One sample t-test is used to determine whether a mean is different from a specific value. You can calculate a mean based on a sample and compare whether the mean is different from a predetermined number.

You measure the height of a group of 100 students and want to infer all the 3000 students’ height in the same school. Then, you get the mean of these 100 students is 6 ft, and then you want to compare whether the mean if 6 ft is different from 6 ft 1 in. In this case, it is a one-sample t-test.

Mean of 100 students vs. a fixed number

You collect data of sales of 150 stores and want to infer all the stores in the country. Then, you want to test whether the average sales number in this country is higher or lower than a certain sales number. In this case, it is a one-sample t-test.
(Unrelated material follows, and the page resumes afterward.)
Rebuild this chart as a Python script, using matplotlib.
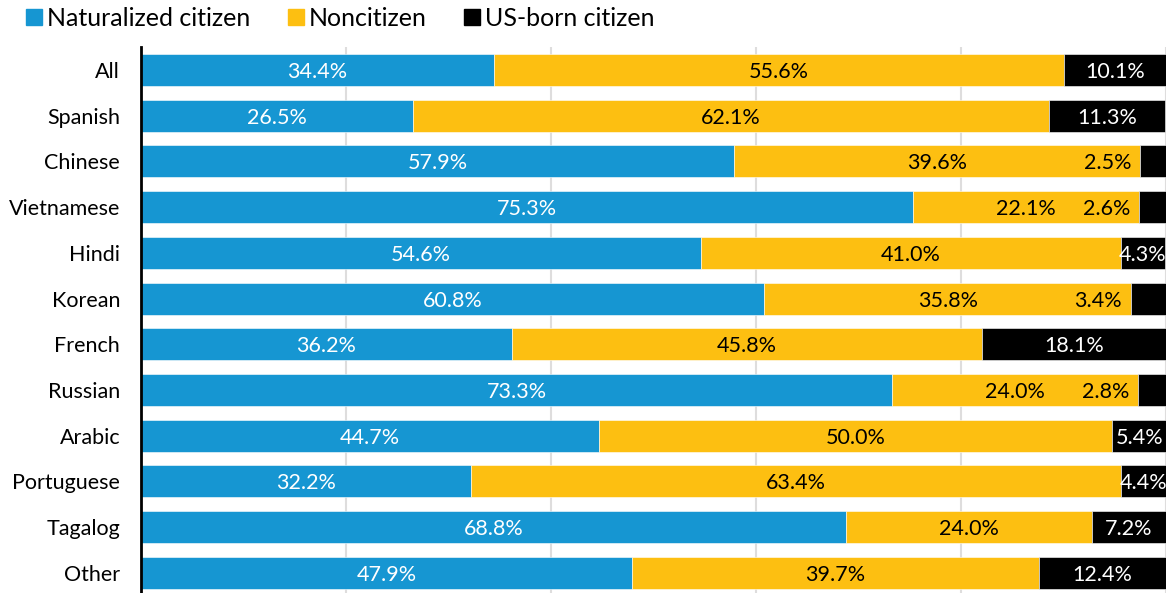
import numpy as np
import matplotlib
matplotlib.use("Agg")
import matplotlib.pyplot as plt
from matplotlib.patches import Patch

plt.rcParams['font.family'] = ['Lato', 'DejaVu Sans']

# data
languages = ["All", "Spanish", "Chinese", "Vietnamese", "Hindi", "Korean",
             "French", "Russian", "Arabic", "Portuguese", "Tagalog", "Other"]
naturalized = [34.4, 26.5, 57.9, 75.3, 54.6, 60.8, 36.2, 73.3, 44.7, 32.2, 68.8, 47.9]
noncitizen = [55.6, 62.1, 39.6, 22.1, 41.0, 35.8, 45.8, 24.0, 50.0, 63.4, 24.0, 39.7]
usborn = [10.1, 11.3, 2.5, 2.6, 4.3, 3.4, 18.1, 2.8, 5.4, 4.4, 7.2, 12.4]

blue = "#1696d2"
yellow = "#fdbf11"
black = "#000000"

fig = plt.figure(figsize=(11.72, 5.93), dpi=100)
ax = fig.add_axes([141 / 1172, 0.0, 1025 / 1172, 1 - 47 / 593])

y = np.arange(len(languages))
nat = np.array(naturalized)
non = np.array(noncitizen)
usb = np.array(usborn)

h = 0.7
ax.barh(y, nat, height=h, color=blue, edgecolor="white", linewidth=0.4, zorder=2)
ax.barh(y, non, left=nat, height=h, color=yellow, edgecolor="white", linewidth=0.4, zorder=2)
ax.barh(y, usb, left=nat + non, height=h, color=black, edgecolor="white", linewidth=0.4, zorder=2)

fs = 15.5
for i in range(len(languages)):
    ax.text(nat[i] / 2, y[i], f"{nat[i]:.1f}%", ha="center", va="center_baseline",
            color="white", fontsize=fs, zorder=3)
    ax.text(nat[i] + non[i] / 2, y[i], f"{non[i]:.1f}%", ha="center", va="center_baseline",
            color="black", fontsize=fs, zorder=3)
    start = nat[i] + non[i]
    if usb[i] < 4:
        # small segment: put label inside the yellow part, just left of black
        ax.text(start - 0.9, y[i], f"{usb[i]:.1f}%", ha="right", va="center_baseline",
                color="black", fontsize=fs, zorder=3)
    else:
        ax.text(start + usb[i] / 2, y[i], f"{usb[i]:.1f}%", ha="center", va="center_baseline",
                color="white", fontsize=fs, zorder=3)

ax.set_xlim(0, 100)
ax.set_ylim(11.44, -0.5)
ax.set_yticks(y)
ax.set_yticklabels(languages, fontsize=15.5)
for lbl in ax.get_yticklabels():
    lbl.set_va("center_baseline")
ax.set_xticks([20, 40, 60, 80, 100])
ax.tick_params(axis="y", length=0, pad=15)
ax.tick_params(axis="x", length=0, labelbottom=False)
ax.grid(axis="x", color="#dedddd", linewidth=1.5, zorder=0)
ax.set_axisbelow(True)
for s in ["top", "right", "bottom"]:
    ax.spines[s].set_visible(False)
ax.spines["left"].set_linewidth(2)
ax.spines["left"].set_zorder(4)

handles = [Patch(color=blue, label="Naturalized citizen"),
           Patch(color=yellow, label="Noncitizen"),
           Patch(color=black, label="US-born citizen")]
fig.legend(handles=handles, loc="upper left", bbox_to_anchor=(26 / 1172, 1 - 7 / 593), ncol=3,
           frameon=False, fontsize=18, handlelength=0.64, handleheight=0.64,
           handletextpad=0.2, columnspacing=1.5, borderpad=0, borderaxespad=0)

fig.savefig("out.png", dpi=100)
Mean of 150 stores' sales vs. a fixed number

The null and alternative hypotheses for one sample t-test are as follows.

$H_0: \bar{x} = \mu$

$H_1: \bar{x} \neq \mu$

## Formula of one sample t-test

$t=\frac{\bar{x}-\mu}{s/ \sqrt{n}}$

Where,

$$\bar{x}$$ is the sample mean

$$\mu$$ is the predetermined value to compare with

s is the sample standard deviation

n is the sample size

The degree of freedom for one sample t-test is n-1.

## Manual Calculation

In this section, we are going to do one sample t-test via manual calculation.

Suppose that you would like to see whether a group of students’ exam grade mean is significantly different from 60, a predetermined number. The following is the grades of these students.

65, 70, 75, 80, 68, 95

You can then calculate the means of these numbers.

Mean=(65+70+75+80+68+95)/ 6=75.5

We can then calculate the sample standard deviation.

$s=\sqrt{\frac{(65-75.5)^2+(70-75.5)^2+(75-75.5)^2+(80-75.5)^2+(68-75.5)^2+(95-75.5)^2}{7-1}}=10.93$

Thus, we can calculate the t statistic as follows.

$t=\frac{\bar{x}-\mu}{s/ \sqrt{n}}=\frac{75.5-60}{10.93/ \sqrt{6}}=3.47$

We can also calculate the degree freedom, and it is 6-1=5.

Thus, we can compare this t statistic with the critical value based on the t-table. The critical t value for df = 5 and p-value = 0.05 is 2.571. Thus, we can reject the null hypothesis such that the mean is not equal to 60. Further, based on the mean, we can see that the mean of 75.5 is significantly higher than 60.